Monday, March 2, 2009

Tiered Skirt

It has been so long since I've sewn any modern clothes. Last week I stumbled across Shannon's tutorial for a tiered skirt. Having some fabric on hand, I decided to make one. Thank you, Shannon, for such a wonderful tutorial! I really like the finished skirt. It has a nice amount of twirl yet takes only a modest amount of fabric. It was fun to make and took only an hour or two. I was agrieved at the amount of thread it took (to finish all the seams, and for all the rows of gathering stitches) but that is the price one must pay for a tiered skirt. Alas.

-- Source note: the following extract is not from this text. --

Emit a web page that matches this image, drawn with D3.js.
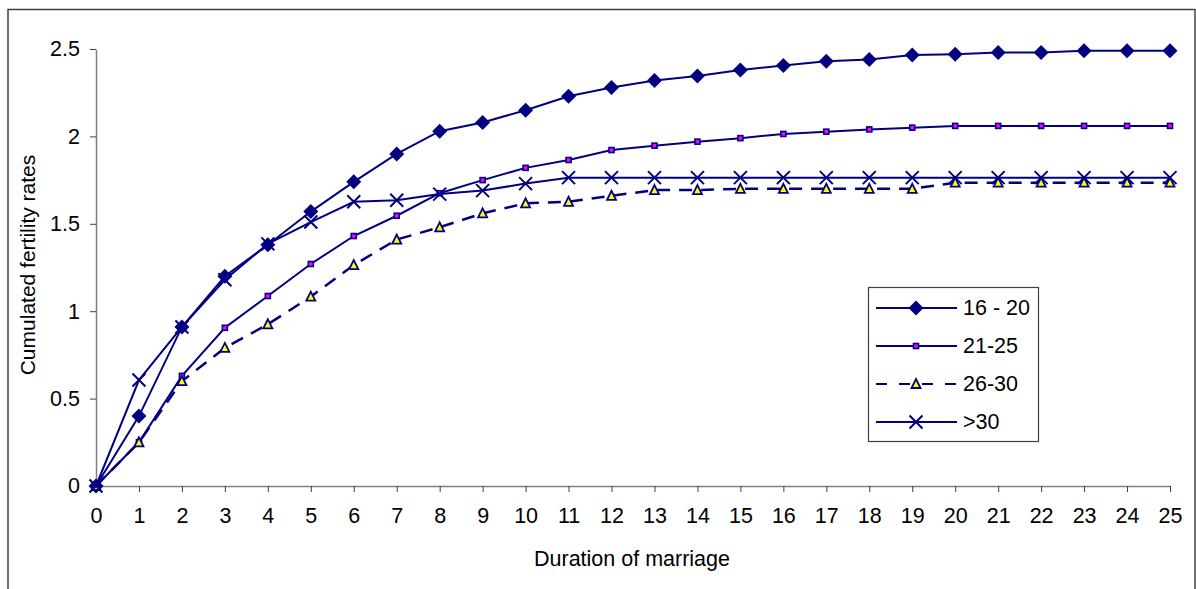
<!DOCTYPE html>
<html>
<head>
<meta charset="utf-8">
<script src="https://cdn.jsdelivr.net/npm/d3@7"></script>
<style>
  body { margin: 0; background: #fff; }
  text { font-family: "Liberation Sans", Arial, sans-serif; fill: #000; }
</style>
</head>
<body>
<div id="chart"></div>
<script>
var durations = d3.range(0, 26);
var yTicks = [0, 0.5, 1, 1.5, 2, 2.5];

var age16_20 = [0, 0.40, 0.91, 1.20, 1.38, 1.57, 1.74, 1.90, 2.03, 2.08, 2.15, 2.23, 2.28, 2.32, 2.345, 2.38, 2.405, 2.43, 2.44, 2.465, 2.47, 2.48, 2.48, 2.49, 2.49, 2.49];
var age21_25 = [0, 0.25, 0.63, 0.905, 1.087, 1.27, 1.43, 1.546, 1.675, 1.75, 1.82, 1.865, 1.922, 1.947, 1.97, 1.99, 2.014, 2.027, 2.04, 2.05, 2.06, 2.06, 2.06, 2.06, 2.06, 2.06];
var age26_30 = [0, 0.25, 0.60, 0.79, 0.925, 1.083, 1.264, 1.41, 1.48, 1.56, 1.617, 1.626, 1.66, 1.693, 1.693, 1.70, 1.70, 1.70, 1.70, 1.70, 1.735, 1.735, 1.735, 1.735, 1.735, 1.735];
var age30plus = [0, 0.606, 0.91, 1.18, 1.385, 1.51, 1.626, 1.635, 1.67, 1.69, 1.73, 1.764, 1.764, 1.764, 1.764, 1.764, 1.764, 1.764, 1.764, 1.764, 1.764, 1.764, 1.764, 1.764, 1.764, 1.764];

var seriesNames = ['16 - 20', '21-25', '26-30', '>30'];
var seriesValues = [age16_20, age21_25, age26_30, age30plus];

var width = 1196, height = 589;
var margin = {top: 49, left: 96, right: 26, bottom: 103};
var navy = '#000080';
var fontSize = 21.5;

var svg = d3.select('#chart').append('svg')
    .attr('width', width)
    .attr('height', height);

// outer frame
svg.append('rect')
  .attr('x', 8)
  .attr('y', 9.5)
  .attr('width', 1187)
  .attr('height', 600)
  .attr('fill', 'none')
  .attr('stroke', '#404040')
  .attr('stroke-width', 1.5);

var x = d3.scaleLinear().domain([0, 25]).range([margin.left, width - margin.right]);
var y = d3.scaleLinear().domain([0, 2.5]).range([height - margin.bottom, margin.top]);

var xAxis = svg.append('g')
  .attr('transform', 'translate(0,' + y(0) + ')')
  .call(d3.axisBottom(x).tickValues(durations).tickSize(6).tickSizeOuter(0).tickPadding(16));

var yAxis = svg.append('g')
  .attr('transform', 'translate(' + x(0) + ',0)')
  .call(d3.axisLeft(y).tickValues(yTicks).tickSize(6).tickSizeOuter(0).tickPadding(10)
    .tickFormat(function(d) { return d3.format('')(d); }));

[xAxis, yAxis].forEach(function(g) {
  g.select('.domain').attr('stroke', '#808080').attr('stroke-width', 1.5);
  g.selectAll('.tick line').attr('stroke', '#404040');
  g.selectAll('.tick text').attr('font-size', fontSize);
});

svg.append('text')
  .attr('x', 632)
  .attr('y', 566)
  .attr('text-anchor', 'middle')
  .attr('font-size', fontSize)
  .text('Duration of marriage');

svg.append('text')
  .attr('transform', 'translate(35,265) rotate(-90)')
  .attr('text-anchor', 'middle')
  .attr('font-size', 21)
  .text('Cumulated fertility rates');

// marker painters
function drawMarker(g, i, cx, cy) {
  if (i === 0) {
    g.append('path')
      .attr('d', 'M' + cx + ',' + (cy - 7.5) + 'L' + (cx + 7.5) + ',' + cy + 'L' + cx + ',' + (cy + 7.5) + 'L' + (cx - 7.5) + ',' + cy + 'Z')
      .attr('fill', navy);
  } else if (i === 1) {
    g.append('rect')
      .attr('x', cx - 2.5).attr('y', cy - 2.5)
      .attr('width', 5).attr('height', 5)
      .attr('fill', '#ff00ff')
      .attr('stroke', navy)
      .attr('stroke-width', 1.6);
  } else if (i === 2) {
    g.append('path')
      .attr('d', 'M' + cx + ',' + (cy - 5) + 'L' + (cx + 4.5) + ',' + (cy + 4) + 'L' + (cx - 4.5) + ',' + (cy + 4) + 'Z')
      .attr('fill', '#ffff00')
      .attr('stroke', navy)
      .attr('stroke-width', 1.8);
  } else {
    var r = 6.5;
    g.append('path')
      .attr('d', 'M' + (cx - r) + ',' + (cy - r) + 'L' + (cx + r) + ',' + (cy + r) + 'M' + (cx - r) + ',' + (cy + r) + 'L' + (cx + r) + ',' + (cy - r))
      .attr('stroke', navy)
      .attr('stroke-width', 2)
      .attr('fill', 'none');
  }
}

var line = d3.line()
  .x(function(d, i) { return x(durations[i]); })
  .y(function(d) { return y(d); });

seriesValues.forEach(function(vals, i) {
  var g = svg.append('g');
  g.append('path')
    .attr('d', line(vals))
    .attr('fill', 'none')
    .attr('stroke', navy)
    .attr('stroke-width', i === 2 ? 2.5 : 2)
    .attr('stroke-dasharray', i === 2 ? '13,9' : null);
  vals.forEach(function(v, j) {
    drawMarker(g, i, x(durations[j]), y(v));
  });
});

// legend
var legend = svg.append('g');
legend.append('rect')
  .attr('x', 868.5).attr('y', 287.5)
  .attr('width', 170).attr('height', 154)
  .attr('fill', '#fff')
  .attr('stroke', '#404040')
  .attr('stroke-width', 1.2);

seriesNames.forEach(function(name, i) {
  var ly = 308 + i * 38;
  legend.append('line')
    .attr('x1', 876).attr('x2', 957)
    .attr('y1', ly).attr('y2', ly)
    .attr('stroke', navy)
    .attr('stroke-width', 2)
    .attr('stroke-dasharray', i === 2 ? '11,12' : null);
  drawMarker(legend, i, 916, ly);
  legend.append('text')
    .attr('x', 963).attr('y', ly + 7)
    .attr('font-size', fontSize)
    .text(name);
});
</script>
</body>
</html>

The only problem with this one is that I recycled some elastic from a thrift store skirt to use in the waist. Do Not Ever Recycle Elastic. As a result, it doesn't have a great deal of stretch and it sags below my waist yet above my hips and is prone to giving way to unattractive fleshly sights when a two year old or one year old tugs on it. Replacing this elastic is high on my priority list. Otherwise, it's a wonderful skirt style!

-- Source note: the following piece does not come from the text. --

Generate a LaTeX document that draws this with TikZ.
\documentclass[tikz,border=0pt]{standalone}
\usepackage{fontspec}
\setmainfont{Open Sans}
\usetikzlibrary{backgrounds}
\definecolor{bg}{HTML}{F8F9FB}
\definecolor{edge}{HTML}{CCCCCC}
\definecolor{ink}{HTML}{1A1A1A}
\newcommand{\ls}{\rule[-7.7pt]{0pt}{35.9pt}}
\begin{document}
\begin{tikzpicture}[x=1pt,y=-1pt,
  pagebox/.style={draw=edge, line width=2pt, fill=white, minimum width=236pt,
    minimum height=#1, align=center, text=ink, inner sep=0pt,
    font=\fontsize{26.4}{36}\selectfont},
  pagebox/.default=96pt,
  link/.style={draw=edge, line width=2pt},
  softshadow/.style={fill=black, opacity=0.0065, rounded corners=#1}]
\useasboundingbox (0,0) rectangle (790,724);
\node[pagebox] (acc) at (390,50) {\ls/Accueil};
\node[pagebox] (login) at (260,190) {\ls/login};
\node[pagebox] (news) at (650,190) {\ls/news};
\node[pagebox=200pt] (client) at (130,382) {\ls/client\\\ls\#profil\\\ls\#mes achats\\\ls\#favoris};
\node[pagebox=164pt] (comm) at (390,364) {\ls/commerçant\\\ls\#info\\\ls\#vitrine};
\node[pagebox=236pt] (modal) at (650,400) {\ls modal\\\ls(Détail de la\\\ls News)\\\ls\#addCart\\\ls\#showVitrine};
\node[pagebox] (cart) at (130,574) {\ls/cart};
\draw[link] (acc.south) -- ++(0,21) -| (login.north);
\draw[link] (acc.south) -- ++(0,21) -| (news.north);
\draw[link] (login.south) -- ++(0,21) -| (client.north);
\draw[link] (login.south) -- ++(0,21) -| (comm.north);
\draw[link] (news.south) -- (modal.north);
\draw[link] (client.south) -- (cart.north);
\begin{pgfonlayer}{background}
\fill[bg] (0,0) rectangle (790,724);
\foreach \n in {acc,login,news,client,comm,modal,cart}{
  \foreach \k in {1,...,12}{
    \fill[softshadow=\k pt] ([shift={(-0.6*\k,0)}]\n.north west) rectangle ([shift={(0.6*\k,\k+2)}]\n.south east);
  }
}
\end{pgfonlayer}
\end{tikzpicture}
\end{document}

I didn't start on my 1840's dress quite yet. I have drawn so many sketches of it this past week but, unfortunately, started browsing the Children's Clothing Collection at the Wisconsin History website and inspiration struck when I came across a darling little 1940's era romper suit for a boy. So, for the past few days I've been working on rompers for the boys. It's going really slowly. I had hoped to have them finished by now but I still need to hem the bodice and make buttonholes for the button waistband. And add a hook and eye at the neck. And of course, I will have to alter the original pattern to make a wee baby set for Malachi! I'm thinking of eliminating the two-piece aspect of the rompers and using the basic shape to create one-piece rompers, with a snap crutch seam for easy diaper access. Here is what I have so far for the older children. Hopefully final pictures to come within the week! I'm getting bored with the 1940's and am eager to get safely back into the 1840's once more. I haven't had very much time for sewing beyond the odd hour or so in the afternoon when the boys nap lately. They've been keeping me quite busy! A few days ago they discovered the 25 lb. sugar sack in one of our cabinets and it is hard to keep them out of it. Little David likes to quietly get into and deposit quiet handfuls into a zippered cosmetic bag he acquired from the purse of his grandmother. Which lead to another problem I discovered over the weekend - ants in the boys room! Sugar deposits everywhere! A sweeping and scrubbing got rid of both - for now. Anyone know good ways to keep determined toddlers from opening a cabinet? Child safety locks last a few minutes at most!